Controversial Roth 401(k)s may be, but in an era of increasing life expectancies, vanishing traditional pensions and uncertainty about Social Security, allowing workers to stash away a chunk of their savings and let it grow, untaxed, into very old age may be quite desirable from a public policy point of view. It could create an incentive for retirees to hold off spending, possibly reducing their risk of running out of money.

Pretax 401(k) accounts and traditional IRAs both require minimum withdrawals, beginning when the account owner reaches age 70 1/2 (unless, in the case of a 401(k), he or she is still working), and while it is of course possible to save the money withdrawn and reinvest it in taxable accounts if the cash isn't needed for living expenses, some workers say they fear they will lack the discipline to do that. Roths do not require such withdrawals.

Further, with no taxes, what you see is what you get from a Roth 401(k). A $100,000 balance in a pretax account might provide only $70,000 or $80,000 in spendable cash after taxes are paid, whereas the whole $100,000 would be available from a Roth.

But regardless of the policy issues, the advent of Roth 401(k)s will add yet another complex choice for many workers.

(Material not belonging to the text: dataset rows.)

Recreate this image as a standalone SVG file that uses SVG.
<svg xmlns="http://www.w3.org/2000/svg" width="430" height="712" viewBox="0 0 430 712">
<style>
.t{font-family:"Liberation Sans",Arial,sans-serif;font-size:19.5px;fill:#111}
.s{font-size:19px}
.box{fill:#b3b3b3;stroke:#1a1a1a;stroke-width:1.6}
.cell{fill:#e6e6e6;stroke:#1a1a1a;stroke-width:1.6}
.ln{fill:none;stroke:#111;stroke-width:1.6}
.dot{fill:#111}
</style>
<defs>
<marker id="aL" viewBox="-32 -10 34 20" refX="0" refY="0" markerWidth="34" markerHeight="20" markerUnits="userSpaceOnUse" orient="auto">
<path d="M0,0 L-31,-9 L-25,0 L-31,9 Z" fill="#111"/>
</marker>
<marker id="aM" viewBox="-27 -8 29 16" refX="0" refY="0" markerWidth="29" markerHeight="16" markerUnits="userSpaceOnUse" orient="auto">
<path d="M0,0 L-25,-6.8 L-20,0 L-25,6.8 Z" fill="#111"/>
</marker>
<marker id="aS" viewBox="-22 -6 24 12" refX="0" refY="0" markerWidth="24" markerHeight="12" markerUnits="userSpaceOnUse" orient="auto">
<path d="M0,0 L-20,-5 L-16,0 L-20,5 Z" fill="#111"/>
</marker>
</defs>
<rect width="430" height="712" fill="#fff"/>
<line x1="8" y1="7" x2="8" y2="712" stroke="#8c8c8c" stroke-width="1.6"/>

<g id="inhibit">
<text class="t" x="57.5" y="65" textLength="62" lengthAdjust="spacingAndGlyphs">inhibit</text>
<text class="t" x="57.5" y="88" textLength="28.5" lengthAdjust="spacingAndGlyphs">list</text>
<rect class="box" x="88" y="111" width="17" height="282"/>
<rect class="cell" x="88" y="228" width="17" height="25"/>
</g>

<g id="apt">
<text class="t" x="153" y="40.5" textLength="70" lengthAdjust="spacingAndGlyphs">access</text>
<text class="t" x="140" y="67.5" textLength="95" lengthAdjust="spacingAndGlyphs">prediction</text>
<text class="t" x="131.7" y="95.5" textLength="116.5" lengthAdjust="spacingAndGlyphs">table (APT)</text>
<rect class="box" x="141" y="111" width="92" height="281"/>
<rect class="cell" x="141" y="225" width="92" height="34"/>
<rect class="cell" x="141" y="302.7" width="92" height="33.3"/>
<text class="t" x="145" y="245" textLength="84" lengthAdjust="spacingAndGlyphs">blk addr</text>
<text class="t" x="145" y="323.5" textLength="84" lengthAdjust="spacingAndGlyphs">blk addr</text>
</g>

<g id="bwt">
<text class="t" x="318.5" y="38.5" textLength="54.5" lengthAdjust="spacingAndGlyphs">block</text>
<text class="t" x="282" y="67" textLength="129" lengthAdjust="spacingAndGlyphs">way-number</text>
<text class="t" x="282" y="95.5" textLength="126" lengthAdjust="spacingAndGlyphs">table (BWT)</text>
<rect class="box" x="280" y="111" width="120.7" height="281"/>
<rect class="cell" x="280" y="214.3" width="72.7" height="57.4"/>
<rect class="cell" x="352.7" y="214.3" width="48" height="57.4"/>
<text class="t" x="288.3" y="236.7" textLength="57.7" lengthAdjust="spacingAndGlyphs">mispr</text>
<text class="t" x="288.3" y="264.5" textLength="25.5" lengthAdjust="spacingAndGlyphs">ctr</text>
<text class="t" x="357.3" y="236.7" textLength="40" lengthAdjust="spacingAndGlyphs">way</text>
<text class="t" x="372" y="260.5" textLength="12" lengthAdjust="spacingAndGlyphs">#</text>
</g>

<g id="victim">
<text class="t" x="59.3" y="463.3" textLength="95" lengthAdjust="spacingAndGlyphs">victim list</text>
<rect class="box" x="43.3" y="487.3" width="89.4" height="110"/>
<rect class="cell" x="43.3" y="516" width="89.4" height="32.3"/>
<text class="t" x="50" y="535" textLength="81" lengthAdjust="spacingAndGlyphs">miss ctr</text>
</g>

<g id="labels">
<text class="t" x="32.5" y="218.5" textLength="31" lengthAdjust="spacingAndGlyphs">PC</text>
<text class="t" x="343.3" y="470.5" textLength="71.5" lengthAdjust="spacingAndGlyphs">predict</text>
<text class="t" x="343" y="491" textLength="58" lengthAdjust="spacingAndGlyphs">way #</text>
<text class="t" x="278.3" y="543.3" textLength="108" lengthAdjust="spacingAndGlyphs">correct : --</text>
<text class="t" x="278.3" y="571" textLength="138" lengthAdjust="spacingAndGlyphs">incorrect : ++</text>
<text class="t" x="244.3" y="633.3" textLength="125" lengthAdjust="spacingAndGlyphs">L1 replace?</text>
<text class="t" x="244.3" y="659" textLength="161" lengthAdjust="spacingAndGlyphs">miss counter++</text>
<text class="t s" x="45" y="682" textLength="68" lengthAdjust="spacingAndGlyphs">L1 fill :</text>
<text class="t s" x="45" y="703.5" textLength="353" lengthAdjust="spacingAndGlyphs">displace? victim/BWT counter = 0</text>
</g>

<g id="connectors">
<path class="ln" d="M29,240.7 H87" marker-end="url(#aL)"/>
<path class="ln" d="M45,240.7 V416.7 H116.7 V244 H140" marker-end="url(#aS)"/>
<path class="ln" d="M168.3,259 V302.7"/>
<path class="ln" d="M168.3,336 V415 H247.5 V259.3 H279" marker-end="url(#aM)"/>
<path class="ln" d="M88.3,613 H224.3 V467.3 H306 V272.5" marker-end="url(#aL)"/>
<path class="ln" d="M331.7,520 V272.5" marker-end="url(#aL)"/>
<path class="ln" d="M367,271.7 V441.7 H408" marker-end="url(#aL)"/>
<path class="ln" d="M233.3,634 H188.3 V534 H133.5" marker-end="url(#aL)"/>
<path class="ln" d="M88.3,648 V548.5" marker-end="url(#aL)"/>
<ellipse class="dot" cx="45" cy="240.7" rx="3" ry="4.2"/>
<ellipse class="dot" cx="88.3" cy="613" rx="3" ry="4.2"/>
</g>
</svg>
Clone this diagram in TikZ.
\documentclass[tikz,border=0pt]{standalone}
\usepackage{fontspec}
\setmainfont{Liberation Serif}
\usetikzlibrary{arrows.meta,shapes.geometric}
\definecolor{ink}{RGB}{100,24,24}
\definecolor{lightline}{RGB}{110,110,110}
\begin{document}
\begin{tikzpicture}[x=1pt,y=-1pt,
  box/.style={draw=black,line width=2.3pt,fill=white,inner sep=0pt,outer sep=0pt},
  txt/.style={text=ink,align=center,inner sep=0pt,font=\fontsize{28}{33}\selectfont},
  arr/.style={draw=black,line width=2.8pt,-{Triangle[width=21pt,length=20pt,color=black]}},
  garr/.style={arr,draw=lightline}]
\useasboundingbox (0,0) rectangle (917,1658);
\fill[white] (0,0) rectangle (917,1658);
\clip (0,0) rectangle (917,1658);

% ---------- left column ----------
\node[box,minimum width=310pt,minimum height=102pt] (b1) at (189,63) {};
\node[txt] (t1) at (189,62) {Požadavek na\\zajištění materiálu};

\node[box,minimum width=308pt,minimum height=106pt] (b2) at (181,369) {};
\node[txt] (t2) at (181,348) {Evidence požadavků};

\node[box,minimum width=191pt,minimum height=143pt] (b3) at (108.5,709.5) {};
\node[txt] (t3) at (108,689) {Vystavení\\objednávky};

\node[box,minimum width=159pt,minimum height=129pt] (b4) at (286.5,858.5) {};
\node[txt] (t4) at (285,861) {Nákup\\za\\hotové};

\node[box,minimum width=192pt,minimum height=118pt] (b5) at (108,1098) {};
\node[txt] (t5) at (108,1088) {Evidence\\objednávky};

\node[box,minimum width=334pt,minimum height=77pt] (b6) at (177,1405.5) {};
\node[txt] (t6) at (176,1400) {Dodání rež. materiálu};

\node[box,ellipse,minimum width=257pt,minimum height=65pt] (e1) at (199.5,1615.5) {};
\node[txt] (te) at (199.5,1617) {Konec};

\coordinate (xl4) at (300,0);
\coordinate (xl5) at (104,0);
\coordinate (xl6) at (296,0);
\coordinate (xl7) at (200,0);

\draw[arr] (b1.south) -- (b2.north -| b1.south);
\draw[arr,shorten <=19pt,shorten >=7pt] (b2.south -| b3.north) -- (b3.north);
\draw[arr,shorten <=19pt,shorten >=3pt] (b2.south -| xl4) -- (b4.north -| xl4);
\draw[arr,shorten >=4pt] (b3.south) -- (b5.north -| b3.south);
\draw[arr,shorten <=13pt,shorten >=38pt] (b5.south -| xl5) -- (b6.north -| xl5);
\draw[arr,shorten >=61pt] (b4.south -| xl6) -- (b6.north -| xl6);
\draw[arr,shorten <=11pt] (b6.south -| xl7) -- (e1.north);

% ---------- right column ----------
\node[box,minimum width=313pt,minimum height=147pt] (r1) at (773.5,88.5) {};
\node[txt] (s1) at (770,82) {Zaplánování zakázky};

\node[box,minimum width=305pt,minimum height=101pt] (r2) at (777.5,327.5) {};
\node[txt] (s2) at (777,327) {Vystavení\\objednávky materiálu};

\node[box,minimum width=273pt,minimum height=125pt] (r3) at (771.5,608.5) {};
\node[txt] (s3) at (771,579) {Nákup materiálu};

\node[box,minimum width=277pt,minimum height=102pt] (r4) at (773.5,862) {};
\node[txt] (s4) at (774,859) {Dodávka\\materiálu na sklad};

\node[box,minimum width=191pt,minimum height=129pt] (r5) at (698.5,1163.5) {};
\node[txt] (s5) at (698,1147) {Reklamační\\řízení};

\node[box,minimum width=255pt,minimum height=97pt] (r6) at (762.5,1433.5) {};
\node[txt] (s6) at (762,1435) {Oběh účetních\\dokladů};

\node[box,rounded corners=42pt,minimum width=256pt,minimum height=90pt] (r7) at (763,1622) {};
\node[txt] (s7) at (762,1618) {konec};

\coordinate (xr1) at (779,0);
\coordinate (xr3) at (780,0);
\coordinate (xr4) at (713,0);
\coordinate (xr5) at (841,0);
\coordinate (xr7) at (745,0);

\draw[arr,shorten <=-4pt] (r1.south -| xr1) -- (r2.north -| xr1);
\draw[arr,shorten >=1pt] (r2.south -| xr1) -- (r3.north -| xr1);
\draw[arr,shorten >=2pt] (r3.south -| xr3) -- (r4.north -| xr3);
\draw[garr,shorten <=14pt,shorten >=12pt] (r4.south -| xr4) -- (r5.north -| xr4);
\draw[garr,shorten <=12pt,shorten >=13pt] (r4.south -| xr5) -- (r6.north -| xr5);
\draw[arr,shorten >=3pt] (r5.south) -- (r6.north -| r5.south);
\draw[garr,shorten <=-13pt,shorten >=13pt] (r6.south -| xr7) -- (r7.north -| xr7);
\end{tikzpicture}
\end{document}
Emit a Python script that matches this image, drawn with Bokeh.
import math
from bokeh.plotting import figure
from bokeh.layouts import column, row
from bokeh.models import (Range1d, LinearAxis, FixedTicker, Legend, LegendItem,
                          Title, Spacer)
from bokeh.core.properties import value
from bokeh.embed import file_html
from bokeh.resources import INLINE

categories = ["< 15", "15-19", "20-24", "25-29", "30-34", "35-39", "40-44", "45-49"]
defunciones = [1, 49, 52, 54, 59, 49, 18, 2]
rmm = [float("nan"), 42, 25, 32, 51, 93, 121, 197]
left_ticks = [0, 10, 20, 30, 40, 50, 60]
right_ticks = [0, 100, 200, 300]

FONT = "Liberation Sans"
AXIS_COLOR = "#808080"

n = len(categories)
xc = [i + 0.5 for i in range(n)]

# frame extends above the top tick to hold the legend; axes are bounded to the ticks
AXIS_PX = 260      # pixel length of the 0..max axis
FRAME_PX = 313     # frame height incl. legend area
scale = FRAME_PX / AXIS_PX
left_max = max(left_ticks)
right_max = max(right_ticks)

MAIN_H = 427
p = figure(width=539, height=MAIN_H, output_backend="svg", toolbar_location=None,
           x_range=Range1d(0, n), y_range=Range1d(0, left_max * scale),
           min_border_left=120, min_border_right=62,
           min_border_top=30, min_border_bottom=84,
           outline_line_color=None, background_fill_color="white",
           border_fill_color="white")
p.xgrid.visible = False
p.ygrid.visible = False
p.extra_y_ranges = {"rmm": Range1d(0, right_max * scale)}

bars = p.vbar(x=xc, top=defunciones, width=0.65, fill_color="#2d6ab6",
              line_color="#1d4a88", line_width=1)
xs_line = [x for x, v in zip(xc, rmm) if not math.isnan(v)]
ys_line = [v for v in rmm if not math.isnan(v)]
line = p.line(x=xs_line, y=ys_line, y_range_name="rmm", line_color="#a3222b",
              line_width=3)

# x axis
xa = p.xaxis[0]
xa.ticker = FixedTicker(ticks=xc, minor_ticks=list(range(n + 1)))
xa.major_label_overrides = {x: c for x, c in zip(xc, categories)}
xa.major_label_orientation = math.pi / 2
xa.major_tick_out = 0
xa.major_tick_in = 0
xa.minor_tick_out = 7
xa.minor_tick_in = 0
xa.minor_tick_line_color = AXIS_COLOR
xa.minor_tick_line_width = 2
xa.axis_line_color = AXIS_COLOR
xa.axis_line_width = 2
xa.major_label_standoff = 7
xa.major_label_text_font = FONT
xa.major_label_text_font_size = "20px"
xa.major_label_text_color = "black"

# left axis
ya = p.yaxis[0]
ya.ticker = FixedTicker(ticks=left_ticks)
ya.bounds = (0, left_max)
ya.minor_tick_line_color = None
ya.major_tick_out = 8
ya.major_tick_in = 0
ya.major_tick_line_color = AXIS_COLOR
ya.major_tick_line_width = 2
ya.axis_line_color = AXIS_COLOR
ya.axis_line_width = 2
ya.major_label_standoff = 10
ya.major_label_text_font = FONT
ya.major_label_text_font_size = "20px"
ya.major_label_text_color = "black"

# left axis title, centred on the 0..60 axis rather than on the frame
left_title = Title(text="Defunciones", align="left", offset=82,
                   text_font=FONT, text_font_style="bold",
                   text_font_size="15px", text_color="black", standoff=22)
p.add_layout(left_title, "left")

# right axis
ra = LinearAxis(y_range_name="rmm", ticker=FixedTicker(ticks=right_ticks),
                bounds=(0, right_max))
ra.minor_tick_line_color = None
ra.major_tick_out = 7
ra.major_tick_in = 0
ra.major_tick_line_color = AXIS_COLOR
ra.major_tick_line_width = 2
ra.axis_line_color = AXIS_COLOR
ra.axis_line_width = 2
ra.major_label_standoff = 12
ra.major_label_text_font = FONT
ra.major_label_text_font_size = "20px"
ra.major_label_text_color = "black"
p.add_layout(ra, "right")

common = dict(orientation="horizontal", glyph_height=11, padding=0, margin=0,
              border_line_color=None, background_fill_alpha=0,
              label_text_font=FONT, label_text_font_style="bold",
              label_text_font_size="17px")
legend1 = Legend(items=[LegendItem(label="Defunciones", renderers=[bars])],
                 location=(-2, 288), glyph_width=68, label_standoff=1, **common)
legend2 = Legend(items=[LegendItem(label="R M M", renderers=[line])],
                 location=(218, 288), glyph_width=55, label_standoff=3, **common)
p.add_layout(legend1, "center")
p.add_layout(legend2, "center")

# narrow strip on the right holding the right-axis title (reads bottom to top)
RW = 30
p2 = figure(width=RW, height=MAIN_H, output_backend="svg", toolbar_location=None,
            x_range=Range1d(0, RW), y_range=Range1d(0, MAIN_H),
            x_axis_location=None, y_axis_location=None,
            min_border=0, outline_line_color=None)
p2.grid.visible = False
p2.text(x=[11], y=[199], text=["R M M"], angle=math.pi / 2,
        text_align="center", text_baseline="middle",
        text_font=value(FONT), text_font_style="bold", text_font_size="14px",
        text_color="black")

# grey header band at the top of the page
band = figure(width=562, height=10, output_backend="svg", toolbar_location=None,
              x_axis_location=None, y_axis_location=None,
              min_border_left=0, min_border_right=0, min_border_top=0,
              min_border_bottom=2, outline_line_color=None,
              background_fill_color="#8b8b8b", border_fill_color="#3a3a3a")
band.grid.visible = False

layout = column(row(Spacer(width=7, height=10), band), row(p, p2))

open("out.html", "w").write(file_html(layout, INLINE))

"I hope it doesn't result in lower 401(k) plan enrollments," said Michael Weddell, a retirement consultant in the suburban Detroit office of Watson Wyatt Worldwide. Weddell noted that research has shown that when an employer offers more than 30 or 40 investment choices in its 401(k) plan, employee participation rates go down "because there's kind of a paralysis by analysis" as workers are unable to decide where to put their money.

The Roth option is most likely to appeal to "more savvy investors" and "anyone who believes taxes are likely to be higher in the future," Hewitt's Lucas said.

In fact, she said, "we are hearing from individuals who are not sure (which way taxes will go) but want to diversify in the event taxes may be higher."

Along those lines, Weddell also said that tax-free withdrawals will not be allowed until five years after the first contribution, "so even if you like pretax better," you might put a little on the Roth side just to get the five-year clock started in case you later want to put more into the Roth account.

Most analysts figure that the economic value of the immediate savings from pretax deductions is the same as that of the future savings from the tax-exemption -- if tax rates remain the same.

So the choice is "a bet on whether your marginal tax rate will be higher or lower" in retirement, Weddell said.

The assumption underlying traditional IRAs and 401(k)s was that income usually goes down in retirement so your tax rate should, too. If that happens, a worker is better off taking the upfront tax benefit and paying later.

It's certainly true that tax rates overall have declined in recent years. A worker entering the labor force in the 1960s and retiring in, say, 2002, would have been well advised to take the upfront benefit.

But will that continue? The large federal budget deficits and growing public benefit programs, such as Medicare and Medicaid, need to be cut or paid for, with the latter choice suggesting a likely tax increase.

There are also twists and turns that need to be ironed out. The Internal Revenue Service issued proposed regulations this winter, but they are very broad and experts view them more as a starting point for discussions than the final word.

This means that workers who really want one of the new Roth accounts should start making their wishes known to their employers. The employers not only have to decide if they are willing to offer the accounts, they also have to make sure all recordkeepers, investment managers and others involved are up to speed.

Now is not too soon to start.

Albert R. Crenshaw writes for The Washington Post.